▶ [What is required] Copy out each line exactly; pictures stay out of the copy.

▶ [Dataset excerpt]
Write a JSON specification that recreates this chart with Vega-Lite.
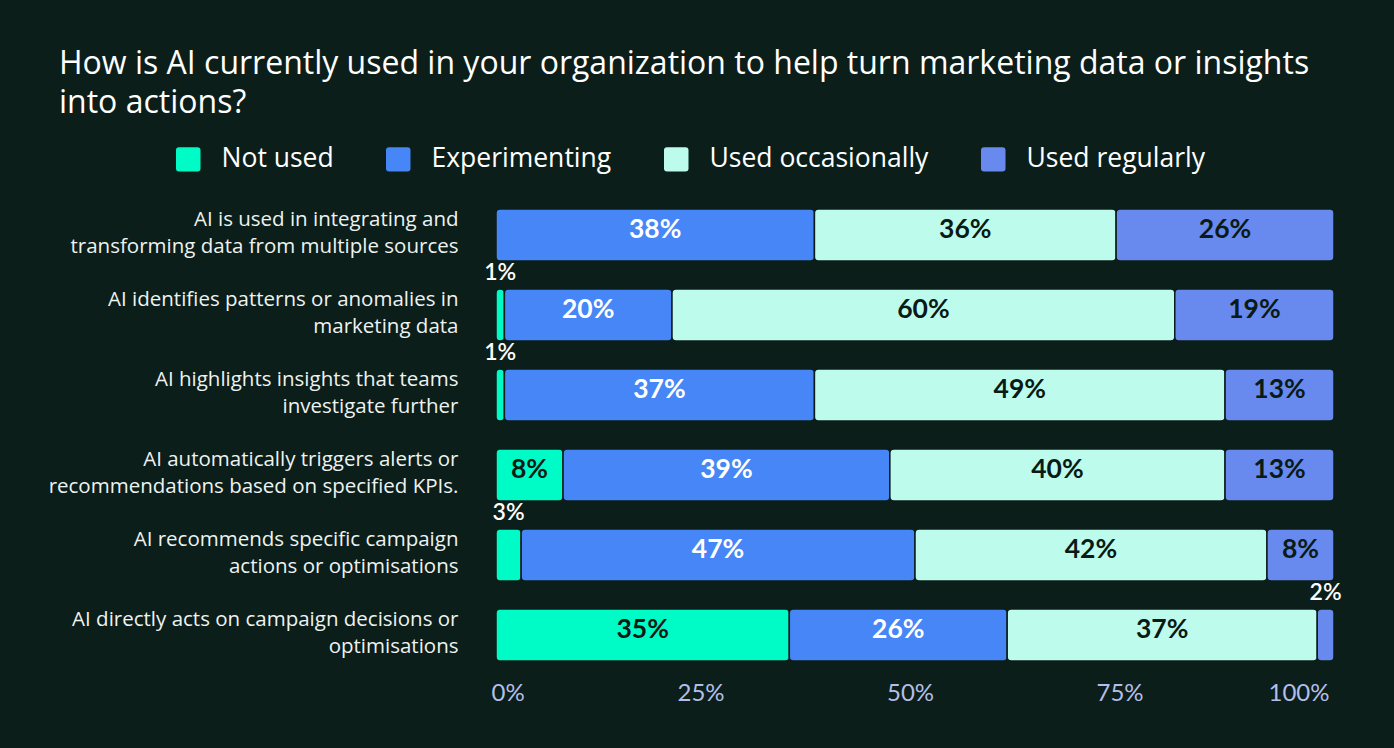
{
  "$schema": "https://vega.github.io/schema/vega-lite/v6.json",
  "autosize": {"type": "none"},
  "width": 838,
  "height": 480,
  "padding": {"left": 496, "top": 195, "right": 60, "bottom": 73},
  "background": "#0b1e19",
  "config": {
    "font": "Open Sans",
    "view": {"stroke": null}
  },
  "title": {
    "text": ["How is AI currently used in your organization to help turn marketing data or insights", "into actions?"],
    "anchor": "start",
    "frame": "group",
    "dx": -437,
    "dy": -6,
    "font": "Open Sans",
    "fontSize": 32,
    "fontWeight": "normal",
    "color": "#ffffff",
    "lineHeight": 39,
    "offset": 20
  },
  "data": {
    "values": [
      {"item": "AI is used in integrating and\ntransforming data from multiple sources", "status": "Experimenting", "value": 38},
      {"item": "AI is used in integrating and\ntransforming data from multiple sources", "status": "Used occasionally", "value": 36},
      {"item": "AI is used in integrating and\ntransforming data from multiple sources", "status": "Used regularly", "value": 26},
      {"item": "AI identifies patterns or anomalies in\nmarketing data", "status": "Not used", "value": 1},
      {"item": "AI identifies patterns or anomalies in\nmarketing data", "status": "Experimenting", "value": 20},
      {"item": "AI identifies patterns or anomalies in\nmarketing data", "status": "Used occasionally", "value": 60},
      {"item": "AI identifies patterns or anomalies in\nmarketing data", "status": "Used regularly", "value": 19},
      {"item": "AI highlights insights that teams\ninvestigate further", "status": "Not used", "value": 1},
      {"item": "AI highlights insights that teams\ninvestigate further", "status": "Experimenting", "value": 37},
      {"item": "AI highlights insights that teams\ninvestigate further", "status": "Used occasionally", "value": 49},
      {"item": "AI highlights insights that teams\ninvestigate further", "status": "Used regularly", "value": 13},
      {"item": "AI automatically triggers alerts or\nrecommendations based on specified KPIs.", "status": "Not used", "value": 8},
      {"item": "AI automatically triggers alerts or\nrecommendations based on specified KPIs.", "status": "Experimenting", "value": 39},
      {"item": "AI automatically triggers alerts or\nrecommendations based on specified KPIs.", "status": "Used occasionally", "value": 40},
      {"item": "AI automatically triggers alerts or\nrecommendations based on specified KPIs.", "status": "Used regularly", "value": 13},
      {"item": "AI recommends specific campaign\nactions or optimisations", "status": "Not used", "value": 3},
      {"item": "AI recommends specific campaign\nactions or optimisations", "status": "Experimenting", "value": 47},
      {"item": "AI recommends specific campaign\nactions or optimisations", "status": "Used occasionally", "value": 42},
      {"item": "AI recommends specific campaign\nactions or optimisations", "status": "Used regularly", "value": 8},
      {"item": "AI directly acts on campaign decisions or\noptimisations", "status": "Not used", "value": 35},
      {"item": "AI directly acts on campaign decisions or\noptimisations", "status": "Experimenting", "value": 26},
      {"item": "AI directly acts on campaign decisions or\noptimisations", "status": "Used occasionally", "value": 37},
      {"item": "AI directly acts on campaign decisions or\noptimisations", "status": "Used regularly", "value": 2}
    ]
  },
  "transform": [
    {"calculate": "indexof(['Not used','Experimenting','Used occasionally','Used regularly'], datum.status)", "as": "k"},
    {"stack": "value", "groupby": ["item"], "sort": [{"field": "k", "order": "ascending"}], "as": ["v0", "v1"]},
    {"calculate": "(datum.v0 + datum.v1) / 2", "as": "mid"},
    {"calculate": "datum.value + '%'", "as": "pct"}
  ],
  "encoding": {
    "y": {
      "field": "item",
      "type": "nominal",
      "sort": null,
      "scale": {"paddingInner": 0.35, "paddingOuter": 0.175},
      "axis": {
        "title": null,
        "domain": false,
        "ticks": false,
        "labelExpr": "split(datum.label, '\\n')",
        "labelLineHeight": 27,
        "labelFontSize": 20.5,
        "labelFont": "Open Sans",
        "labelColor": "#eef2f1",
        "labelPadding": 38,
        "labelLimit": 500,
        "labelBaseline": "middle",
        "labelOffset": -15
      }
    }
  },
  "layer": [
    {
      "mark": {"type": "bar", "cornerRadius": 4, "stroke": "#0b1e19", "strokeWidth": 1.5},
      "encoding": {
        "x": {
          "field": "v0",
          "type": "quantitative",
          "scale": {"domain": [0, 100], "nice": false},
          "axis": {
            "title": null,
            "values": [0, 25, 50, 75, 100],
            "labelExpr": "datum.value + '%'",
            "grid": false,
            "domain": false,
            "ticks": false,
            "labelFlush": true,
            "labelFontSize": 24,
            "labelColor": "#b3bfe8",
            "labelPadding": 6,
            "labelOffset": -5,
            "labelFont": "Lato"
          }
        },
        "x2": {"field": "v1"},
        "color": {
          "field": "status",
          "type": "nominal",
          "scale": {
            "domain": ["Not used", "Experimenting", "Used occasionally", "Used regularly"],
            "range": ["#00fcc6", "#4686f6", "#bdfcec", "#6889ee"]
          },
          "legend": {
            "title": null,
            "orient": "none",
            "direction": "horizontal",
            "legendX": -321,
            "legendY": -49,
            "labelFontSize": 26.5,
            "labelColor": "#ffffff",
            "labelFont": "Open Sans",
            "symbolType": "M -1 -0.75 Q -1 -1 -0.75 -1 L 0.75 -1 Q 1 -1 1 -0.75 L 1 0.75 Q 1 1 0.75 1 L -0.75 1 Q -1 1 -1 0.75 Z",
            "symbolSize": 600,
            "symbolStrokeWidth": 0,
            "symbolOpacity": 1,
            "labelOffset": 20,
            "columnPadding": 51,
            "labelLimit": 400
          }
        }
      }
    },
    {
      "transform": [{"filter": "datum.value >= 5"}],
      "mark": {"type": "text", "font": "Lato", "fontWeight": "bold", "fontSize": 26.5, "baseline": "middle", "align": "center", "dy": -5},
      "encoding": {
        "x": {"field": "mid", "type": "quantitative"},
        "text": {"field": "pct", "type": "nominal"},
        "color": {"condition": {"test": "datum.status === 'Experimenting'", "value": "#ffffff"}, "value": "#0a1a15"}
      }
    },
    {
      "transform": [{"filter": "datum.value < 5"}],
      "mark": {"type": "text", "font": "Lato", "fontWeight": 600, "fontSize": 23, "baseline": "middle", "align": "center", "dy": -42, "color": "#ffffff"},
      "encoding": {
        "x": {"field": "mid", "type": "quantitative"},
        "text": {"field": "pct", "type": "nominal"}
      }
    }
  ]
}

▶ [Written answer]
Write a JSON specification that recreates this chart with Vega-Lite.
{
  "$schema": "https://vega.github.io/schema/vega-lite/v6.json",
  "autosize": {"type": "none"},
  "width": 838,
  "height": 480,
  "padding": {"left": 496, "top": 195, "right": 60, "bottom": 73},
  "background": "#0b1e19",
  "config": {
    "font": "Open Sans",
    "view": {"stroke": null}
  },
  "title": {
    "text": ["How is AI currently used in your organization to help turn marketing data or insights", "into actions?"],
    "anchor": "start",
    "frame": "group",
    "dx": -437,
    "dy": -6,
    "font": "Open Sans",
    "fontSize": 32,
    "fontWeight": "normal",
    "color": "#ffffff",
    "lineHeight": 39,
    "offset": 20
  },
  "data": {
    "values": [
      {"item": "AI is used in integrating and\ntransforming data from multiple sources", "status": "Experimenting", "value": 38},
      {"item": "AI is used in integrating and\ntransforming data from multiple sources", "status": "Used occasionally", "value": 36},
      {"item": "AI is used in integrating and\ntransforming data from multiple sources", "status": "Used regularly", "value": 26},
      {"item": "AI identifies patterns or anomalies in\nmarketing data", "status": "Not used", "value": 1},
      {"item": "AI identifies patterns or anomalies in\nmarketing data", "status": "Experimenting", "value": 20},
      {"item": "AI identifies patterns or anomalies in\nmarketing data", "status": "Used occasionally", "value": 60},
      {"item": "AI identifies patterns or anomalies in\nmarketing data", "status": "Used regularly", "value": 19},
      {"item": "AI highlights insights that teams\ninvestigate further", "status": "Not used", "value": 1},
      {"item": "AI highlights insights that teams\ninvestigate further", "status": "Experimenting", "value": 37},
      {"item": "AI highlights insights that teams\ninvestigate further", "status": "Used occasionally", "value": 49},
      {"item": "AI highlights insights that teams\ninvestigate further", "status": "Used regularly", "value": 13},
      {"item": "AI automatically triggers alerts or\nrecommendations based on specified KPIs.", "status": "Not used", "value": 8},
      {"item": "AI automatically triggers alerts or\nrecommendations based on specified KPIs.", "status": "Experimenting", "value": 39},
      {"item": "AI automatically triggers alerts or\nrecommendations based on specified KPIs.", "status": "Used occasionally", "value": 40},
      {"item": "AI automatically triggers alerts or\nrecommendations based on specified KPIs.", "status": "Used regularly", "value": 13},
      {"item": "AI recommends specific campaign\nactions or optimisations", "status": "Not used", "value": 3},
      {"item": "AI recommends specific campaign\nactions or optimisations", "status": "Experimenting", "value": 47},
      {"item": "AI recommends specific campaign\nactions or optimisations", "status": "Used occasionally", "value": 42},
      {"item": "AI recommends specific campaign\nactions or optimisations", "status": "Used regularly", "value": 8},
      {"item": "AI directly acts on campaign decisions or\noptimisations", "status": "Not used", "value": 35},
      {"item": "AI directly acts on campaign decisions or\noptimisations", "status": "Experimenting", "value": 26},
      {"item": "AI directly acts on campaign decisions or\noptimisations", "status": "Used occasionally", "value": 37},
      {"item": "AI directly acts on campaign decisions or\noptimisations", "status": "Used regularly", "value": 2}
    ]
  },
  "transform": [
    {"calculate": "indexof(['Not used','Experimenting','Used occasionally','Used regularly'], datum.status)", "as": "k"},
    {"stack": "value", "groupby": ["item"], "sort": [{"field": "k", "order": "ascending"}], "as": ["v0", "v1"]},
    {"calculate": "(datum.v0 + datum.v1) / 2", "as": "mid"},
    {"calculate": "datum.value + '%'", "as": "pct"}
  ],
  "encoding": {
    "y": {
      "field": "item",
      "type": "nominal",
      "sort": null,
      "scale": {"paddingInner": 0.35, "paddingOuter": 0.175},
      "axis": {
        "title": null,
        "domain": false,
        "ticks": false,
        "labelExpr": "split(datum.label, '\\n')",
        "labelLineHeight": 27,
        "labelFontSize": 20.5,
        "labelFont": "Open Sans",
        "labelColor": "#eef2f1",
        "labelPadding": 38,
        "labelLimit": 500,
        "labelBaseline": "middle",
        "labelOffset": -15
      }
    }
  },
  "layer": [
    {
      "mark": {"type": "bar", "cornerRadius": 4, "stroke": "#0b1e19", "strokeWidth": 1.5},
      "encoding": {
        "x": {
          "field": "v0",
          "type": "quantitative",
          "scale": {"domain": [0, 100], "nice": false},
          "axis": {
            "title": null,
            "values": [0, 25, 50, 75, 100],
            "labelExpr": "datum.value + '%'",
            "grid": false,
            "domain": false,
            "ticks": false,
            "labelFlush": true,
            "labelFontSize": 24,
            "labelColor": "#b3bfe8",
            "labelPadding": 6,
            "labelOffset": -5,
            "labelFont": "Lato"
          }
        },
        "x2": {"field": "v1"},
        "color": {
          "field": "status",
          "type": "nominal",
          "scale": {
            "domain": ["Not used", "Experimenting", "Used occasionally", "Used regularly"],
            "range": ["#00fcc6", "#4686f6", "#bdfcec", "#6889ee"]
          },
          "legend": {
            "title": null,
            "orient": "none",
            "direction": "horizontal",
            "legendX": -321,
            "legendY": -49,
            "labelFontSize": 26.5,
            "labelColor": "#ffffff",
            "labelFont": "Open Sans",
            "symbolType": "M -1 -0.75 Q -1 -1 -0.75 -1 L 0.75 -1 Q 1 -1 1 -0.75 L 1 0.75 Q 1 1 0.75 1 L -0.75 1 Q -1 1 -1 0.75 Z",
            "symbolSize": 600,
            "symbolStrokeWidth": 0,
            "symbolOpacity": 1,
            "labelOffset": 20,
            "columnPadding": 51,
            "labelLimit": 400
          }
        }
      }
    },
    {
      "transform": [{"filter": "datum.value >= 5"}],
      "mark": {"type": "text", "font": "Lato", "fontWeight": "bold", "fontSize": 26.5, "baseline": "middle", "align": "center", "dy": -5},
      "encoding": {
        "x": {"field": "mid", "type": "quantitative"},
        "text": {"field": "pct", "type": "nominal"},
        "color": {"condition": {"test": "datum.status === 'Experimenting'", "value": "#ffffff"}, "value": "#0a1a15"}
      }
    },
    {
      "transform": [{"filter": "datum.value < 5"}],
      "mark": {"type": "text", "font": "Lato", "fontWeight": 600, "fontSize": 23, "baseline": "middle", "align": "center", "dy": -42, "color": "#ffffff"},
      "encoding": {
        "x": {"field": "mid", "type": "quantitative"},
        "text": {"field": "pct", "type": "nominal"}
      }
    }
  ]
}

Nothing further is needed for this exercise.